Without the pictures, please reproduce only the lines from the one with "Rebuild this chart" through the one with "var y = d3.scaleLinear().domain([100, 250]).range([h, 0]);", both included.

★ ★ ★ ★ ★

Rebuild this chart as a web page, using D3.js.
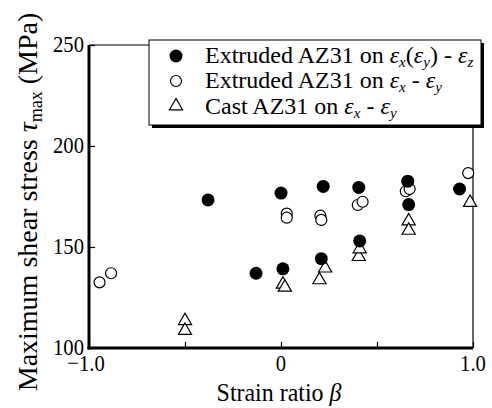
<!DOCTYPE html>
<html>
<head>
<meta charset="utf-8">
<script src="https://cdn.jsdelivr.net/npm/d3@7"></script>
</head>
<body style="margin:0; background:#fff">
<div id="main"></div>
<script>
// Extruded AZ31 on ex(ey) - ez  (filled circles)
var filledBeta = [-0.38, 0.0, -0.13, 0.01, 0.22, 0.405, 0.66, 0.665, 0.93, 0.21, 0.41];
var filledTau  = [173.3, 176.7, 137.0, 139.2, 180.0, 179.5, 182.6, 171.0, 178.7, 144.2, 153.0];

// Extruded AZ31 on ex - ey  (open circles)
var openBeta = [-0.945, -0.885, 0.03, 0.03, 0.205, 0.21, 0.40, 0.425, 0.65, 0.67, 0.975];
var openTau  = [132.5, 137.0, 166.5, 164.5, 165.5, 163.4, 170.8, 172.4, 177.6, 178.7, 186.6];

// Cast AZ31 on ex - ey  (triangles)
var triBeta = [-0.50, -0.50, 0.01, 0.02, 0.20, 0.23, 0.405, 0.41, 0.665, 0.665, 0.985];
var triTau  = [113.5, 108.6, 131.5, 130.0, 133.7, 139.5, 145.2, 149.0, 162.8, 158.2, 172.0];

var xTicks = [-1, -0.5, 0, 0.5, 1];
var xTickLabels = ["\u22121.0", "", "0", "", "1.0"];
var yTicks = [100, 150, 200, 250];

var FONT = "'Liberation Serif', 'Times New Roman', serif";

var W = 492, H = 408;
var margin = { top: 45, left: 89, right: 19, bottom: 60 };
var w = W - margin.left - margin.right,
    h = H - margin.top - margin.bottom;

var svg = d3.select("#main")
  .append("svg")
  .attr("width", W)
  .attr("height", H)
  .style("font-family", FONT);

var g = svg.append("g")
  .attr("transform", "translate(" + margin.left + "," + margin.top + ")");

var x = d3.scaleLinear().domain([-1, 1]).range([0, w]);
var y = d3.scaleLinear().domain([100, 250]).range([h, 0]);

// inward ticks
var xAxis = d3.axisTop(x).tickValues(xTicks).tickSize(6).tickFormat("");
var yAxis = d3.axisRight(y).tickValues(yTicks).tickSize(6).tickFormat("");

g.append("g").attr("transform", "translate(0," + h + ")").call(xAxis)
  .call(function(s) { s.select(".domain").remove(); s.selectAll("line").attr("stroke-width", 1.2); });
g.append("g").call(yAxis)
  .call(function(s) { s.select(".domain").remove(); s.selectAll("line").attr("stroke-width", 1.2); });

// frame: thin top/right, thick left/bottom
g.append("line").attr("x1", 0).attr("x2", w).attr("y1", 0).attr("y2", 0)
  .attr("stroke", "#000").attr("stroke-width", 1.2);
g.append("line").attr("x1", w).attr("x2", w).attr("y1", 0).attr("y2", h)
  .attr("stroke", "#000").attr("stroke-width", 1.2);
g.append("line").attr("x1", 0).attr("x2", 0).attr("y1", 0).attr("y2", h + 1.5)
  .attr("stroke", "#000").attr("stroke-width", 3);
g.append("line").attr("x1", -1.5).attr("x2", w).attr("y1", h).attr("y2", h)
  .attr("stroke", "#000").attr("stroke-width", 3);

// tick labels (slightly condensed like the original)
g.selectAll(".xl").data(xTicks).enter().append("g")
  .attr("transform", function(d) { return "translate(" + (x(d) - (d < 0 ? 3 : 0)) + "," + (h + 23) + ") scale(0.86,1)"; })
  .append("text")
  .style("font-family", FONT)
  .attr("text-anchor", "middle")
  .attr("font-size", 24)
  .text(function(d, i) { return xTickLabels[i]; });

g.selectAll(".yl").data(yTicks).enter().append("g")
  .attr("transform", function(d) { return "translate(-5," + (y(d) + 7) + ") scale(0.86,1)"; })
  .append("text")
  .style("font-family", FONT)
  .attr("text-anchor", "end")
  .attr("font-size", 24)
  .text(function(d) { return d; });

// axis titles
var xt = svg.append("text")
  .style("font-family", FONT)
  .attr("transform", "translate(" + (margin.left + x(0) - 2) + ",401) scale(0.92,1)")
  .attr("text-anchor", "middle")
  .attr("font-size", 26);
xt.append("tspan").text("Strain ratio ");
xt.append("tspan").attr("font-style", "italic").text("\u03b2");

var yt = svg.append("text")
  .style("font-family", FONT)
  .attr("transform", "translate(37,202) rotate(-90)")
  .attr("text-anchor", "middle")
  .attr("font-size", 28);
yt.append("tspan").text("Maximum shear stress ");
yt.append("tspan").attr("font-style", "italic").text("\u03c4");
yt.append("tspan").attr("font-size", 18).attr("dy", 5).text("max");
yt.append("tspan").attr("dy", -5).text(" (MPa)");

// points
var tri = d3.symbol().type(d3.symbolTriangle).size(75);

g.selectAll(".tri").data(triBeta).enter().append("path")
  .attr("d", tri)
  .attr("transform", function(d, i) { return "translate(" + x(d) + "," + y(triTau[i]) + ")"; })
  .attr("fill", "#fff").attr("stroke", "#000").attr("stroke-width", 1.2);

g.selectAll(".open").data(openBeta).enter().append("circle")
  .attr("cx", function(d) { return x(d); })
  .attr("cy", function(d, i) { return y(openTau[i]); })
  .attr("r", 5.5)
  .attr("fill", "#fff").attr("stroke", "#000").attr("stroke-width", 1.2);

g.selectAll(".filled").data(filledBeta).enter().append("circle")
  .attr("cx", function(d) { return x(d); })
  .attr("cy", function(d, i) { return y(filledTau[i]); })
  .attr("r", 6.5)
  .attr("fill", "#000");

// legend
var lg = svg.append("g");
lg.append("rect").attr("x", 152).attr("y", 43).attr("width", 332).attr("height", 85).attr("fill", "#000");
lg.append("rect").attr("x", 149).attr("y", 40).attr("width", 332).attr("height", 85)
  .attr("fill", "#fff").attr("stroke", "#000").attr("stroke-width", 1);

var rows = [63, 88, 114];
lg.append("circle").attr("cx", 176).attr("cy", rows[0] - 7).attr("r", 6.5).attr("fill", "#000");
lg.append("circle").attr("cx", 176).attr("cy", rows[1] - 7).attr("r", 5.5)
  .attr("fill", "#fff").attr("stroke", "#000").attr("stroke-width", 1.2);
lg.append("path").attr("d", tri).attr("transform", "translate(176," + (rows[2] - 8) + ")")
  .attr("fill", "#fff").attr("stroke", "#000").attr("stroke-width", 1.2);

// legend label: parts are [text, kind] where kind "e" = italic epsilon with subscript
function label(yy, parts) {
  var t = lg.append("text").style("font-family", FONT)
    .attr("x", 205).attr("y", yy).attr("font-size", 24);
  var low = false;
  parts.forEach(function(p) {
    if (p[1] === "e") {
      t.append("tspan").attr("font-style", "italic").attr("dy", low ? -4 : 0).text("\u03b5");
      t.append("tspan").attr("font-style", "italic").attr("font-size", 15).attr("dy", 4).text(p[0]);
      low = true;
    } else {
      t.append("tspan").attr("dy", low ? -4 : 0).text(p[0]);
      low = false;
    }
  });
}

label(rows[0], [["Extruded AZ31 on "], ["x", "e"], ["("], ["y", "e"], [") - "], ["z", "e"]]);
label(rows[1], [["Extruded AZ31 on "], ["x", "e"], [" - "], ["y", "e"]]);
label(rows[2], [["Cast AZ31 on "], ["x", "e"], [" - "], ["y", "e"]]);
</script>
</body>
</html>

★ ★ ★ ★ ★

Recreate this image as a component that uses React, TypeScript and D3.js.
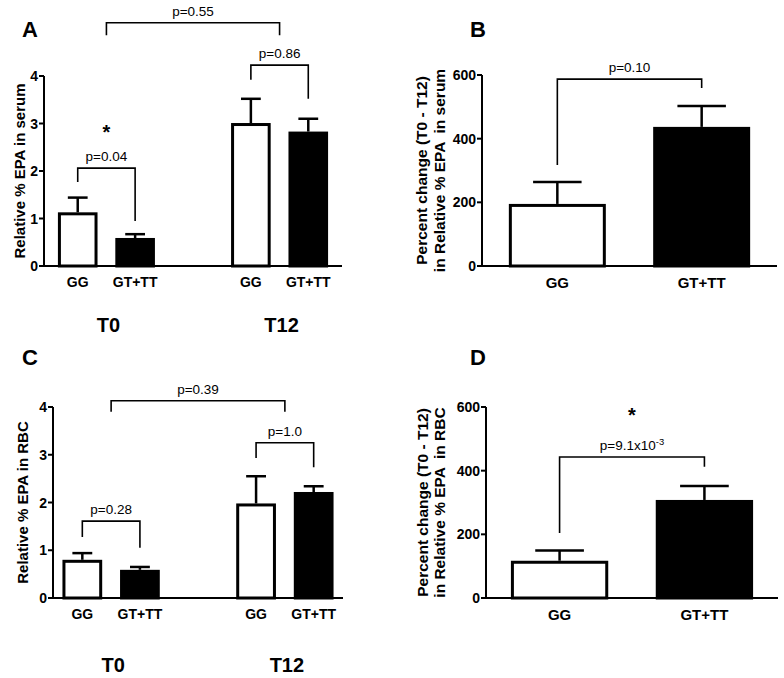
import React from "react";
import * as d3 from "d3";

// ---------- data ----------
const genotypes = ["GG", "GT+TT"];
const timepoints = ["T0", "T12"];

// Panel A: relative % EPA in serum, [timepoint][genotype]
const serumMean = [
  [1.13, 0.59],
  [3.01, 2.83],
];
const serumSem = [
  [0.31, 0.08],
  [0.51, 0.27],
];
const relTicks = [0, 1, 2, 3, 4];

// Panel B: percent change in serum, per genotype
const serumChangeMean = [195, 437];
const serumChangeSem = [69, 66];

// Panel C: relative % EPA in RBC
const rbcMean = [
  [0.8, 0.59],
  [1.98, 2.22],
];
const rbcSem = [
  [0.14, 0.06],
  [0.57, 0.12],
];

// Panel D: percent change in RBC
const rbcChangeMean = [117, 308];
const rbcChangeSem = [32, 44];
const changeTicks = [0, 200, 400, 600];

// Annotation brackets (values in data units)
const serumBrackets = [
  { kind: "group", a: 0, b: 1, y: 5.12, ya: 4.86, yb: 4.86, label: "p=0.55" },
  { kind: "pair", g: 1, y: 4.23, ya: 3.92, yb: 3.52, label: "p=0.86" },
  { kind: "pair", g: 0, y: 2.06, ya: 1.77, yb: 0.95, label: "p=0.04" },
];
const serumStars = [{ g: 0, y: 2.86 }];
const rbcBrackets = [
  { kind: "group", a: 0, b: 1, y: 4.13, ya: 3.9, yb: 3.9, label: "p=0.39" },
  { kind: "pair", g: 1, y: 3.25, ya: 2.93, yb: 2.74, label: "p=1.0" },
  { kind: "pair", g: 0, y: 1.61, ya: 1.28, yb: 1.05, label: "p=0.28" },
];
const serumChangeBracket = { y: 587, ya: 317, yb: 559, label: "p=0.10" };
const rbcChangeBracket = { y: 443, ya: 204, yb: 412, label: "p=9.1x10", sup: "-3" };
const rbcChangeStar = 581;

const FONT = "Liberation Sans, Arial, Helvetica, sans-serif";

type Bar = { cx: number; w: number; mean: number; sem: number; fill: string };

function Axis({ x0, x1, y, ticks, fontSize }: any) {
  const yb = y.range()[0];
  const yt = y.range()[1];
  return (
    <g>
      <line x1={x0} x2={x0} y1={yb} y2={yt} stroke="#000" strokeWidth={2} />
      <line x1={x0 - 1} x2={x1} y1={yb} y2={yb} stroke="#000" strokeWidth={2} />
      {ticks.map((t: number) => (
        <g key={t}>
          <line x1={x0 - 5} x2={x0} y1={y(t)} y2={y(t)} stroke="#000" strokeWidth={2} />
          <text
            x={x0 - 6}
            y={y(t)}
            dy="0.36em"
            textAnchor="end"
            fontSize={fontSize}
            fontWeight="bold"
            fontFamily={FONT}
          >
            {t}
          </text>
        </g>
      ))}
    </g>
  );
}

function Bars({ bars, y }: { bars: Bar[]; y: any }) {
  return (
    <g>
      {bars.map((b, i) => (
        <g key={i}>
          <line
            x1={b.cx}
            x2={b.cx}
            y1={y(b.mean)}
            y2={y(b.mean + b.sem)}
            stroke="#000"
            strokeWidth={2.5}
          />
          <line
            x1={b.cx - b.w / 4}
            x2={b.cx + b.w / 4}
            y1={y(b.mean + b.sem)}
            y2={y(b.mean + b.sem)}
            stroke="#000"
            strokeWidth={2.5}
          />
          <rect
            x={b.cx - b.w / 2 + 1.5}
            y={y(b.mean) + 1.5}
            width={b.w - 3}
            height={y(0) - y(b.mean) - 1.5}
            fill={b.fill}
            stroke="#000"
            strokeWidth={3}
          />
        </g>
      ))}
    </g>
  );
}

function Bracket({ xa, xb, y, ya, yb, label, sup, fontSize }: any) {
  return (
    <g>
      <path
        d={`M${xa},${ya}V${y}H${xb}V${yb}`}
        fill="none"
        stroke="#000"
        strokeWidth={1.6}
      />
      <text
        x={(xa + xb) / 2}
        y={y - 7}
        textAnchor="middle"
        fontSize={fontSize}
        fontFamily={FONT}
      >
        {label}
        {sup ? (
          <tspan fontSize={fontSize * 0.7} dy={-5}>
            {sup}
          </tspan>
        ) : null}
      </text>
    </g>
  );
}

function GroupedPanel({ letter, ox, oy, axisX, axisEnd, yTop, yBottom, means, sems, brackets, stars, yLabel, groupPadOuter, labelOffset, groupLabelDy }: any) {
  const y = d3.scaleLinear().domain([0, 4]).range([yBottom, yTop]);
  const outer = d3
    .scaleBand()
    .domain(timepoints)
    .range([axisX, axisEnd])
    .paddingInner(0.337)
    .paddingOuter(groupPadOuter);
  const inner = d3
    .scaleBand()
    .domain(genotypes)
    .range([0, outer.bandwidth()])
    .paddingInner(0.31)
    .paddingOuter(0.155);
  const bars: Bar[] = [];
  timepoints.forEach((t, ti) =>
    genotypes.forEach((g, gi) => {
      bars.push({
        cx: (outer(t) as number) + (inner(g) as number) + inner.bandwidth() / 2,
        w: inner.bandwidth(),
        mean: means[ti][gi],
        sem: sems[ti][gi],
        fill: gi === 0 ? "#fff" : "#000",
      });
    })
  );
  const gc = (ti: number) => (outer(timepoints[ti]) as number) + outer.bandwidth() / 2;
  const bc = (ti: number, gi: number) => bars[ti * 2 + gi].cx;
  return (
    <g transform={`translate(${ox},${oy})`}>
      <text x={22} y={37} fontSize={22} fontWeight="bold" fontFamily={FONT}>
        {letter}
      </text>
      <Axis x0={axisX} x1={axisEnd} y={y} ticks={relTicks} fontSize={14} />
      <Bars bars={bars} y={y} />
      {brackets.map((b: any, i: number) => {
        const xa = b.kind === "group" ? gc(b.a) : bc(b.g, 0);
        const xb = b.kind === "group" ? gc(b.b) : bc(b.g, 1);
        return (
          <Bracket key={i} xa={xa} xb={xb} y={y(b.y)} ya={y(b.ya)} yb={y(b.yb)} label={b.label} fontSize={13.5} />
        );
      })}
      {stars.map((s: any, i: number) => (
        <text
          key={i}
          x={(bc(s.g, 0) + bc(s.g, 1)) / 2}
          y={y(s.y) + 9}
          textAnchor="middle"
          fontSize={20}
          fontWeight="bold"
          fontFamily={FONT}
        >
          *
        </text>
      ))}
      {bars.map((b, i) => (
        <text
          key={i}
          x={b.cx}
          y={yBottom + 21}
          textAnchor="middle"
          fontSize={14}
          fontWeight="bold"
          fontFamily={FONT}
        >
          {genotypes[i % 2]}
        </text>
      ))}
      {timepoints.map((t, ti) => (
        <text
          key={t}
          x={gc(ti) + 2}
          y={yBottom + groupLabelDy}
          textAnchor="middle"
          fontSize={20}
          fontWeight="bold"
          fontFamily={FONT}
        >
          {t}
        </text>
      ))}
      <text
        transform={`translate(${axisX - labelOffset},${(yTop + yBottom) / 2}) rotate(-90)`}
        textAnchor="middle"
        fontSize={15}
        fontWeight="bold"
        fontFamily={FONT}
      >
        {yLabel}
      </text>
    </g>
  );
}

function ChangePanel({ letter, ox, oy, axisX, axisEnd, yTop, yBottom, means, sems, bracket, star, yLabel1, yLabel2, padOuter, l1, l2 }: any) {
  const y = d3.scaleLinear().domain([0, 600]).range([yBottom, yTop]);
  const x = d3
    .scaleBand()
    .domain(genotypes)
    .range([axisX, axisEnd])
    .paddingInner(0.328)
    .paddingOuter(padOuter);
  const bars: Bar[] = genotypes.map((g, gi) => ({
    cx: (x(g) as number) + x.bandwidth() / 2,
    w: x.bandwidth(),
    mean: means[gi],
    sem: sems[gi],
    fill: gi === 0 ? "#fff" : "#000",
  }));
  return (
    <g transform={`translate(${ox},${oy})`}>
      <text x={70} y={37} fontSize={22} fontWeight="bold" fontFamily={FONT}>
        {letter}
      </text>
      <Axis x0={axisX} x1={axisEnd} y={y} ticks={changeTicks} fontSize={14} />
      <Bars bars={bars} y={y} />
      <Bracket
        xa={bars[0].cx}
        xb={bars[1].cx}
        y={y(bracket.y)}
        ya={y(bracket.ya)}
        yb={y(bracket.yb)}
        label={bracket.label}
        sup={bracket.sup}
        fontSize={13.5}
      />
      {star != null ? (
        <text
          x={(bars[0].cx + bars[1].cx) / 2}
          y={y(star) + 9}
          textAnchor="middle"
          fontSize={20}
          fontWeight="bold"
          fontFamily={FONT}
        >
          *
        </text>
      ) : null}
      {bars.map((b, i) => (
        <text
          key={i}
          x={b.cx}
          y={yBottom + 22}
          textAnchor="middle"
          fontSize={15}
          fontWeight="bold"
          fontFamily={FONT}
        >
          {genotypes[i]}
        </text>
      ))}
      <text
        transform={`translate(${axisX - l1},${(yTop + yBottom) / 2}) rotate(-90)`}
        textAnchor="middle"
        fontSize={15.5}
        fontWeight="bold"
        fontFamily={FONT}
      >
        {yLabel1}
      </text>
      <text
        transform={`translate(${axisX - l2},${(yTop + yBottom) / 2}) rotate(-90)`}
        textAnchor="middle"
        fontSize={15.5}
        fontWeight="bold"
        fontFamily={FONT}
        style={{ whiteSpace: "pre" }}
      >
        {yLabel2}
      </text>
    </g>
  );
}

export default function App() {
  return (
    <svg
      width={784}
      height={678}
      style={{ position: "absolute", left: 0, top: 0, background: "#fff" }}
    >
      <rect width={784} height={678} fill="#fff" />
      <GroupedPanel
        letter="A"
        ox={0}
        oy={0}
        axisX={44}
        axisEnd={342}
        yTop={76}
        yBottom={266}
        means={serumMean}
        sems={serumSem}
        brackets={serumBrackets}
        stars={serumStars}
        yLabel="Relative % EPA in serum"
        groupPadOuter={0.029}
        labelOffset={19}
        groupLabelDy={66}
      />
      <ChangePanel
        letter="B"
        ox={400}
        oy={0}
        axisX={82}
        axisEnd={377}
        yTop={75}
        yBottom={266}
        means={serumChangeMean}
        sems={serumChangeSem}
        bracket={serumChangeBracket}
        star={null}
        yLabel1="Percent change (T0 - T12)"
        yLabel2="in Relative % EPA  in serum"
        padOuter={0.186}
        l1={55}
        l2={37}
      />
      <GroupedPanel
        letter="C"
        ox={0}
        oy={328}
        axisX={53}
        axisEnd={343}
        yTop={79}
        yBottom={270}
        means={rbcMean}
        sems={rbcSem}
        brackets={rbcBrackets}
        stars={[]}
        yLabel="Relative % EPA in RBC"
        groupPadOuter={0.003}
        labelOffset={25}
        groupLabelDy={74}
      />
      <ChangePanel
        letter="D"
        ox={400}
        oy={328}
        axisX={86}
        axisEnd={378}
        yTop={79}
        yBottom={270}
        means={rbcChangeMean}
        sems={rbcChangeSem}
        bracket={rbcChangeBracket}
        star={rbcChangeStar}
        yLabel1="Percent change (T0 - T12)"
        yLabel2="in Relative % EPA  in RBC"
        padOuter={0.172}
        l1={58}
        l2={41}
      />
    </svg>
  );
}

★ ★ ★ ★ ★

_The completed task_:
Rebuild this chart as a web page, using D3.js.
<!DOCTYPE html>
<html>
<head>
<meta charset="utf-8">
<script src="https://cdn.jsdelivr.net/npm/d3@7"></script>
</head>
<body style="margin:0; background:#fff">
<div id="main"></div>
<script>
// Extruded AZ31 on ex(ey) - ez  (filled circles)
var filledBeta = [-0.38, 0.0, -0.13, 0.01, 0.22, 0.405, 0.66, 0.665, 0.93, 0.21, 0.41];
var filledTau  = [173.3, 176.7, 137.0, 139.2, 180.0, 179.5, 182.6, 171.0, 178.7, 144.2, 153.0];

// Extruded AZ31 on ex - ey  (open circles)
var openBeta = [-0.945, -0.885, 0.03, 0.03, 0.205, 0.21, 0.40, 0.425, 0.65, 0.67, 0.975];
var openTau  = [132.5, 137.0, 166.5, 164.5, 165.5, 163.4, 170.8, 172.4, 177.6, 178.7, 186.6];

// Cast AZ31 on ex - ey  (triangles)
var triBeta = [-0.50, -0.50, 0.01, 0.02, 0.20, 0.23, 0.405, 0.41, 0.665, 0.665, 0.985];
var triTau  = [113.5, 108.6, 131.5, 130.0, 133.7, 139.5, 145.2, 149.0, 162.8, 158.2, 172.0];

var xTicks = [-1, -0.5, 0, 0.5, 1];
var xTickLabels = ["\u22121.0", "", "0", "", "1.0"];
var yTicks = [100, 150, 200, 250];

var FONT = "'Liberation Serif', 'Times New Roman', serif";

var W = 492, H = 408;
var margin = { top: 45, left: 89, right: 19, bottom: 60 };
var w = W - margin.left - margin.right,
    h = H - margin.top - margin.bottom;

var svg = d3.select("#main")
  .append("svg")
  .attr("width", W)
  .attr("height", H)
  .style("font-family", FONT);

var g = svg.append("g")
  .attr("transform", "translate(" + margin.left + "," + margin.top + ")");

var x = d3.scaleLinear().domain([-1, 1]).range([0, w]);
var y = d3.scaleLinear().domain([100, 250]).range([h, 0]);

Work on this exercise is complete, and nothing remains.